WHAT YOU HAVE TO DO: Pictures within the data are to be left out; everything else must be reproduced exactly.

MATERIAL PROVIDED:
= = = = = = =

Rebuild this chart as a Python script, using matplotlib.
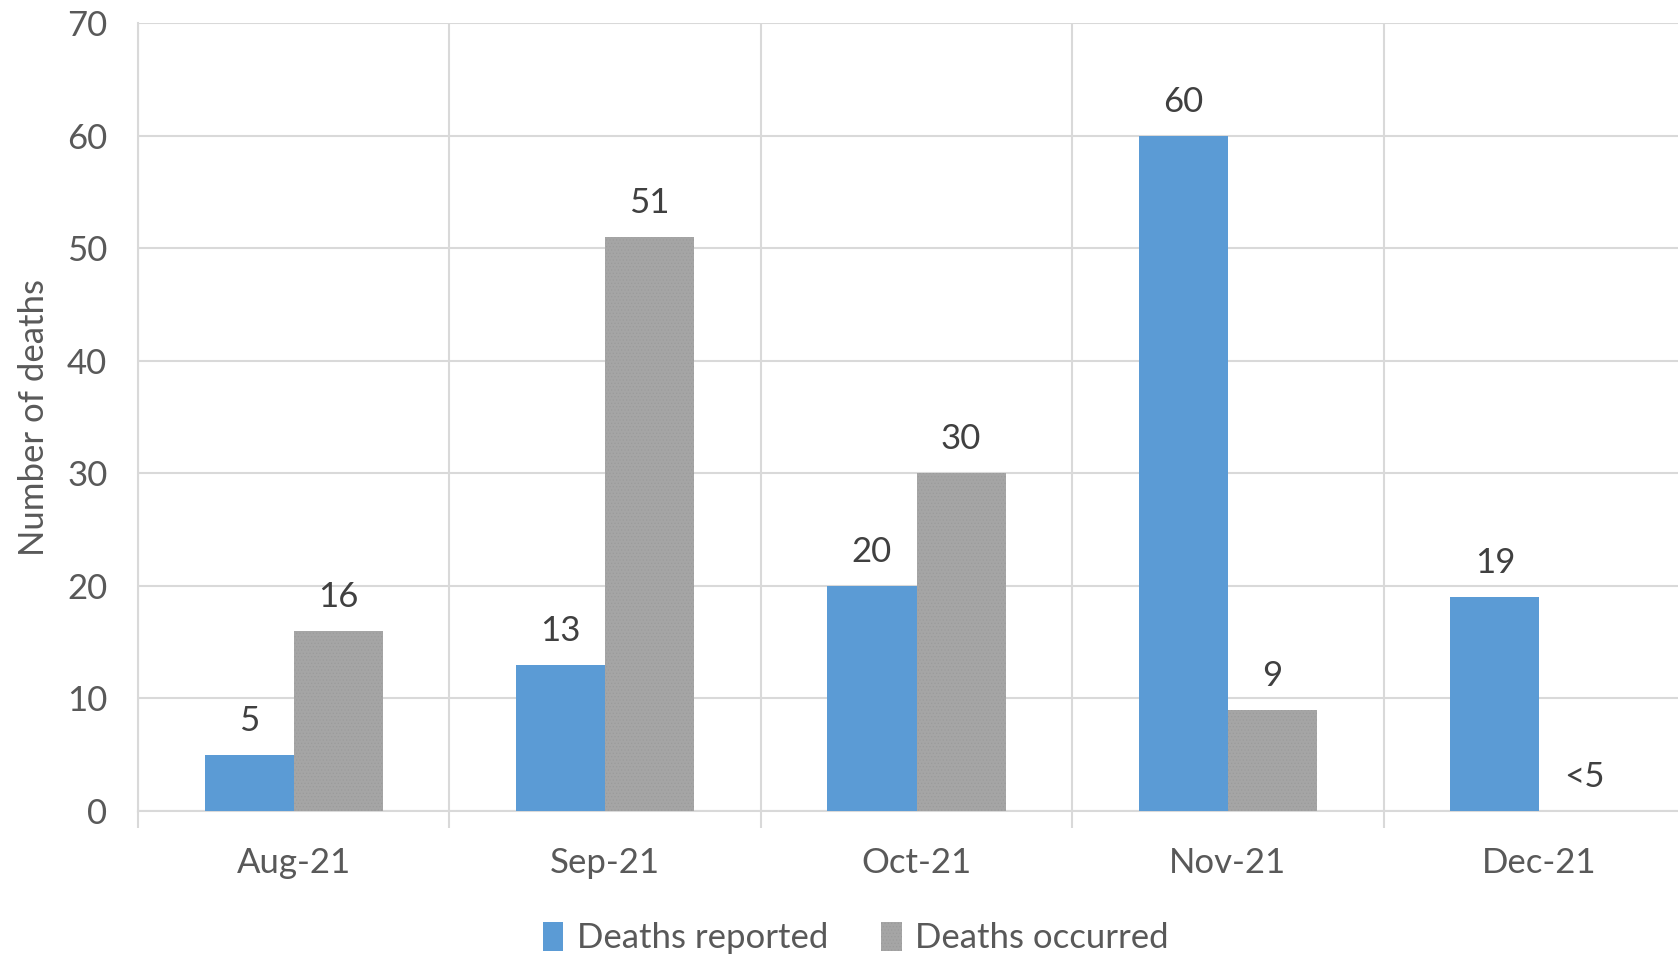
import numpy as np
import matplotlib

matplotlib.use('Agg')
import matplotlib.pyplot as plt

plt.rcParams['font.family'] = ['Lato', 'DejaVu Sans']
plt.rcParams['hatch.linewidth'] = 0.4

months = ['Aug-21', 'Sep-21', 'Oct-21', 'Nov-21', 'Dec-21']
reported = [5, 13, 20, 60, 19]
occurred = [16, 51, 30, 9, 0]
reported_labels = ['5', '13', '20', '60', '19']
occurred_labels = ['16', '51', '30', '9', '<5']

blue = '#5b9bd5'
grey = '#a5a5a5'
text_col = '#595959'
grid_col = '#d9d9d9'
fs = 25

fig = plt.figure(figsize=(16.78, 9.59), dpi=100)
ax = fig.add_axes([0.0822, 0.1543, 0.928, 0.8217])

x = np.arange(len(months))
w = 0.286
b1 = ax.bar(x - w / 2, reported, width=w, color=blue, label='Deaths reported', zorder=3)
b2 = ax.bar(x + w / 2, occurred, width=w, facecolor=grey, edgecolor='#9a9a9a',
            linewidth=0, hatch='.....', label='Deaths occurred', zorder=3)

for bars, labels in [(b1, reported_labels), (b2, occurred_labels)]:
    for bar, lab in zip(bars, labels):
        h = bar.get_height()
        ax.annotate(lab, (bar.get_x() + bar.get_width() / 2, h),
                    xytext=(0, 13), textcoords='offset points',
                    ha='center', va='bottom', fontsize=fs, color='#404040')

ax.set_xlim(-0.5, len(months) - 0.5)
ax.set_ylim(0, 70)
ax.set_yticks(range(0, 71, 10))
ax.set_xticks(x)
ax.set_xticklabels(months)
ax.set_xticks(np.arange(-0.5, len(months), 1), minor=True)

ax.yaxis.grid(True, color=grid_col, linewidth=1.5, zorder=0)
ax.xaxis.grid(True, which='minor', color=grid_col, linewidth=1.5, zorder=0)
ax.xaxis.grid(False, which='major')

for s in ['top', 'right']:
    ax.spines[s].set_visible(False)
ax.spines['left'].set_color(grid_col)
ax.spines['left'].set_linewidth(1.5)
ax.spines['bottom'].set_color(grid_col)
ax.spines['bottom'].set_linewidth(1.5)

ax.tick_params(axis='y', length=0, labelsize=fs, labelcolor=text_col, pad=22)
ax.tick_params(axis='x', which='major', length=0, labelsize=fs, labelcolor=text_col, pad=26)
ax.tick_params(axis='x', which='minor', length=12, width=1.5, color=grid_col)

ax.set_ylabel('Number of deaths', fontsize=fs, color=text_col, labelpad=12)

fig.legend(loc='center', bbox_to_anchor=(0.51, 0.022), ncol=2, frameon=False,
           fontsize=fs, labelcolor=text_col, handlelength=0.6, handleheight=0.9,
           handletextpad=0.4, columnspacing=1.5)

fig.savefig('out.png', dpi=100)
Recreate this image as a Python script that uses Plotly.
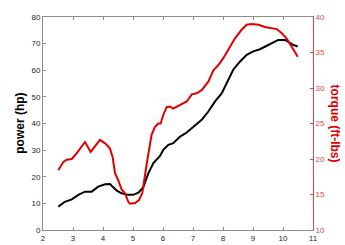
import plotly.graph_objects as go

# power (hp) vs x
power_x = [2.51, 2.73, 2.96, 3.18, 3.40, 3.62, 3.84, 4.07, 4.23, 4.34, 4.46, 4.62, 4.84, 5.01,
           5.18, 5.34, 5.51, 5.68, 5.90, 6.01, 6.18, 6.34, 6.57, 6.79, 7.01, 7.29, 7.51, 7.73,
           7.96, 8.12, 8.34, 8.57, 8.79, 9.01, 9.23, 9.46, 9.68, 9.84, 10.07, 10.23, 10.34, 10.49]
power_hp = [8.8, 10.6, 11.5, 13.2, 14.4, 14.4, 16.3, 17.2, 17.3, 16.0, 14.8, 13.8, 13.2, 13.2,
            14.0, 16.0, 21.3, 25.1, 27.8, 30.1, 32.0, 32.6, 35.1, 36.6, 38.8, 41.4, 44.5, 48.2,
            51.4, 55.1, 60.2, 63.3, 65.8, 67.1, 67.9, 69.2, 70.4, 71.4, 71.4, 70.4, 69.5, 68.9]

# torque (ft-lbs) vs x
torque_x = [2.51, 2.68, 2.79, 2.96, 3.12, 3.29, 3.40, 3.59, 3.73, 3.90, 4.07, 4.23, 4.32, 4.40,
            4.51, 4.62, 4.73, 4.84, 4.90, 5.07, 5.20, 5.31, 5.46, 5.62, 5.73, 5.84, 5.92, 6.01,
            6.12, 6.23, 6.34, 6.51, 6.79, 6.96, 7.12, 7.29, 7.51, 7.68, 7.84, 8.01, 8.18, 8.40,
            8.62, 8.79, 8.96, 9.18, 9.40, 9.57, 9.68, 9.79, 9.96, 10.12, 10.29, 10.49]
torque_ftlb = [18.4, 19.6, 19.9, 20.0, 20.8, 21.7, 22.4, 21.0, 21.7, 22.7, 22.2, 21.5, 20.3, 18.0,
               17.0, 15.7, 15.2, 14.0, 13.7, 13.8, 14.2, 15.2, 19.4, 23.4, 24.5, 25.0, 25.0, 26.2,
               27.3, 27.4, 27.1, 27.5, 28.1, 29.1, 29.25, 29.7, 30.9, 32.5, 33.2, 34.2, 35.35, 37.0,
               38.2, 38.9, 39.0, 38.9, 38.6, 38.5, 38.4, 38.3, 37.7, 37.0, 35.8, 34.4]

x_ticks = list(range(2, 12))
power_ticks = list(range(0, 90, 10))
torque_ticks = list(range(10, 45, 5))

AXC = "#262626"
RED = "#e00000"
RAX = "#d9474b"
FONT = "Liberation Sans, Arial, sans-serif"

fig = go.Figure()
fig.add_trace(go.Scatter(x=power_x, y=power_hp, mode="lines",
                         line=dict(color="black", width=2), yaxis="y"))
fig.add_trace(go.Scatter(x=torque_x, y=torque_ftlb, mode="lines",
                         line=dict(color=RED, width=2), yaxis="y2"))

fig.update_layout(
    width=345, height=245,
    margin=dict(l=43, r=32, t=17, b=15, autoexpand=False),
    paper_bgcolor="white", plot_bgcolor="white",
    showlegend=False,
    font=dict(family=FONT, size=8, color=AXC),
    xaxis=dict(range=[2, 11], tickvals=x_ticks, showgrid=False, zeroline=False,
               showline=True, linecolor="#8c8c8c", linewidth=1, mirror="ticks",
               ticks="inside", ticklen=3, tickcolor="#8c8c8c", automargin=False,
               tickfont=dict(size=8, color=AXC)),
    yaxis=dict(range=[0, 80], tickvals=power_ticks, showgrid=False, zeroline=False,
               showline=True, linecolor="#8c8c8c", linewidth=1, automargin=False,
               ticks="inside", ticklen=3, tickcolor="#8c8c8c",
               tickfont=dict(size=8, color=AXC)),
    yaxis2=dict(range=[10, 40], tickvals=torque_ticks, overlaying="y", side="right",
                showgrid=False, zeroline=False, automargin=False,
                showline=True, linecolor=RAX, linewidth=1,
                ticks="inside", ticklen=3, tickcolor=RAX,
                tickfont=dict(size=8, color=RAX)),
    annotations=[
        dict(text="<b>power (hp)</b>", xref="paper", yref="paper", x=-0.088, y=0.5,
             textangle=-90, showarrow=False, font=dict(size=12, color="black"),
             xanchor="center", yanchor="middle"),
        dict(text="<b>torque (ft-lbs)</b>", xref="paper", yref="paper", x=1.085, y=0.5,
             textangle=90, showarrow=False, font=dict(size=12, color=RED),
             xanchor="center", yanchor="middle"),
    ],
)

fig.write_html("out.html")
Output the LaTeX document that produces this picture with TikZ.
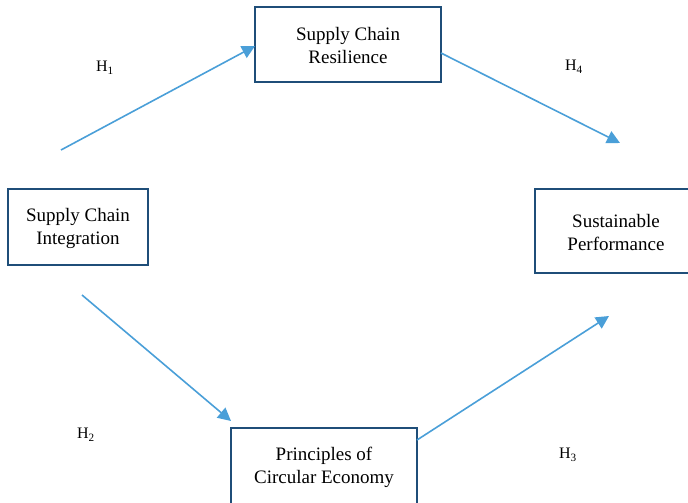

= = = = = = =

RESULT FOR THIS EXERCISE:
Rebuild this chart as a Python script, using matplotlib.
import numpy as np
import matplotlib

matplotlib.use('Agg')
import matplotlib.pyplot as plt

plt.rcParams['font.family'] = ['Lato', 'DejaVu Sans']
plt.rcParams['hatch.linewidth'] = 0.4

months = ['Aug-21', 'Sep-21', 'Oct-21', 'Nov-21', 'Dec-21']
reported = [5, 13, 20, 60, 19]
occurred = [16, 51, 30, 9, 0]
reported_labels = ['5', '13', '20', '60', '19']
occurred_labels = ['16', '51', '30', '9', '<5']

blue = '#5b9bd5'
grey = '#a5a5a5'
text_col = '#595959'
grid_col = '#d9d9d9'
fs = 25

fig = plt.figure(figsize=(16.78, 9.59), dpi=100)
ax = fig.add_axes([0.0822, 0.1543, 0.928, 0.8217])

x = np.arange(len(months))
w = 0.286
b1 = ax.bar(x - w / 2, reported, width=w, color=blue, label='Deaths reported', zorder=3)
b2 = ax.bar(x + w / 2, occurred, width=w, facecolor=grey, edgecolor='#9a9a9a',
            linewidth=0, hatch='.....', label='Deaths occurred', zorder=3)

for bars, labels in [(b1, reported_labels), (b2, occurred_labels)]:
    for bar, lab in zip(bars, labels):
        h = bar.get_height()
        ax.annotate(lab, (bar.get_x() + bar.get_width() / 2, h),
                    xytext=(0, 13), textcoords='offset points',
                    ha='center', va='bottom', fontsize=fs, color='#404040')

ax.set_xlim(-0.5, len(months) - 0.5)
ax.set_ylim(0, 70)
ax.set_yticks(range(0, 71, 10))
ax.set_xticks(x)
ax.set_xticklabels(months)
ax.set_xticks(np.arange(-0.5, len(months), 1), minor=True)

ax.yaxis.grid(True, color=grid_col, linewidth=1.5, zorder=0)
ax.xaxis.grid(True, which='minor', color=grid_col, linewidth=1.5, zorder=0)
ax.xaxis.grid(False, which='major')

for s in ['top', 'right']:
    ax.spines[s].set_visible(False)
ax.spines['left'].set_color(grid_col)
ax.spines['left'].set_linewidth(1.5)
ax.spines['bottom'].set_color(grid_col)
ax.spines['bottom'].set_linewidth(1.5)

ax.tick_params(axis='y', length=0, labelsize=fs, labelcolor=text_col, pad=22)
ax.tick_params(axis='x', which='major', length=0, labelsize=fs, labelcolor=text_col, pad=26)
ax.tick_params(axis='x', which='minor', length=12, width=1.5, color=grid_col)

ax.set_ylabel('Number of deaths', fontsize=fs, color=text_col, labelpad=12)

fig.legend(loc='center', bbox_to_anchor=(0.51, 0.022), ncol=2, frameon=False,
           fontsize=fs, labelcolor=text_col, handlelength=0.6, handleheight=0.9,
           handletextpad=0.4, columnspacing=1.5)

fig.savefig('out.png', dpi=100)
Recreate this image as a Python script that uses Plotly.
import plotly.graph_objects as go

# power (hp) vs x
power_x = [2.51, 2.73, 2.96, 3.18, 3.40, 3.62, 3.84, 4.07, 4.23, 4.34, 4.46, 4.62, 4.84, 5.01,
           5.18, 5.34, 5.51, 5.68, 5.90, 6.01, 6.18, 6.34, 6.57, 6.79, 7.01, 7.29, 7.51, 7.73,
           7.96, 8.12, 8.34, 8.57, 8.79, 9.01, 9.23, 9.46, 9.68, 9.84, 10.07, 10.23, 10.34, 10.49]
power_hp = [8.8, 10.6, 11.5, 13.2, 14.4, 14.4, 16.3, 17.2, 17.3, 16.0, 14.8, 13.8, 13.2, 13.2,
            14.0, 16.0, 21.3, 25.1, 27.8, 30.1, 32.0, 32.6, 35.1, 36.6, 38.8, 41.4, 44.5, 48.2,
            51.4, 55.1, 60.2, 63.3, 65.8, 67.1, 67.9, 69.2, 70.4, 71.4, 71.4, 70.4, 69.5, 68.9]

# torque (ft-lbs) vs x
torque_x = [2.51, 2.68, 2.79, 2.96, 3.12, 3.29, 3.40, 3.59, 3.73, 3.90, 4.07, 4.23, 4.32, 4.40,
            4.51, 4.62, 4.73, 4.84, 4.90, 5.07, 5.20, 5.31, 5.46, 5.62, 5.73, 5.84, 5.92, 6.01,
            6.12, 6.23, 6.34, 6.51, 6.79, 6.96, 7.12, 7.29, 7.51, 7.68, 7.84, 8.01, 8.18, 8.40,
            8.62, 8.79, 8.96, 9.18, 9.40, 9.57, 9.68, 9.79, 9.96, 10.12, 10.29, 10.49]
torque_ftlb = [18.4, 19.6, 19.9, 20.0, 20.8, 21.7, 22.4, 21.0, 21.7, 22.7, 22.2, 21.5, 20.3, 18.0,
               17.0, 15.7, 15.2, 14.0, 13.7, 13.8, 14.2, 15.2, 19.4, 23.4, 24.5, 25.0, 25.0, 26.2,
               27.3, 27.4, 27.1, 27.5, 28.1, 29.1, 29.25, 29.7, 30.9, 32.5, 33.2, 34.2, 35.35, 37.0,
               38.2, 38.9, 39.0, 38.9, 38.6, 38.5, 38.4, 38.3, 37.7, 37.0, 35.8, 34.4]

x_ticks = list(range(2, 12))
power_ticks = list(range(0, 90, 10))
torque_ticks = list(range(10, 45, 5))

AXC = "#262626"
RED = "#e00000"
RAX = "#d9474b"
FONT = "Liberation Sans, Arial, sans-serif"

fig = go.Figure()
fig.add_trace(go.Scatter(x=power_x, y=power_hp, mode="lines",
                         line=dict(color="black", width=2), yaxis="y"))
fig.add_trace(go.Scatter(x=torque_x, y=torque_ftlb, mode="lines",
                         line=dict(color=RED, width=2), yaxis="y2"))

fig.update_layout(
    width=345, height=245,
    margin=dict(l=43, r=32, t=17, b=15, autoexpand=False),
    paper_bgcolor="white", plot_bgcolor="white",
    showlegend=False,
    font=dict(family=FONT, size=8, color=AXC),
    xaxis=dict(range=[2, 11], tickvals=x_ticks, showgrid=False, zeroline=False,
               showline=True, linecolor="#8c8c8c", linewidth=1, mirror="ticks",
               ticks="inside", ticklen=3, tickcolor="#8c8c8c", automargin=False,
               tickfont=dict(size=8, color=AXC)),
    yaxis=dict(range=[0, 80], tickvals=power_ticks, showgrid=False, zeroline=False,
               showline=True, linecolor="#8c8c8c", linewidth=1, automargin=False,
               ticks="inside", ticklen=3, tickcolor="#8c8c8c",
               tickfont=dict(size=8, color=AXC)),
    yaxis2=dict(range=[10, 40], tickvals=torque_ticks, overlaying="y", side="right",
                showgrid=False, zeroline=False, automargin=False,
                showline=True, linecolor=RAX, linewidth=1,
                ticks="inside", ticklen=3, tickcolor=RAX,
                tickfont=dict(size=8, color=RAX)),
    annotations=[
        dict(text="<b>power (hp)</b>", xref="paper", yref="paper", x=-0.088, y=0.5,
             textangle=-90, showarrow=False, font=dict(size=12, color="black"),
             xanchor="center", yanchor="middle"),
        dict(text="<b>torque (ft-lbs)</b>", xref="paper", yref="paper", x=1.085, y=0.5,
             textangle=90, showarrow=False, font=dict(size=12, color=RED),
             xanchor="center", yanchor="middle"),
    ],
)

fig.write_html("out.html")
Output the LaTeX document that produces this picture with TikZ.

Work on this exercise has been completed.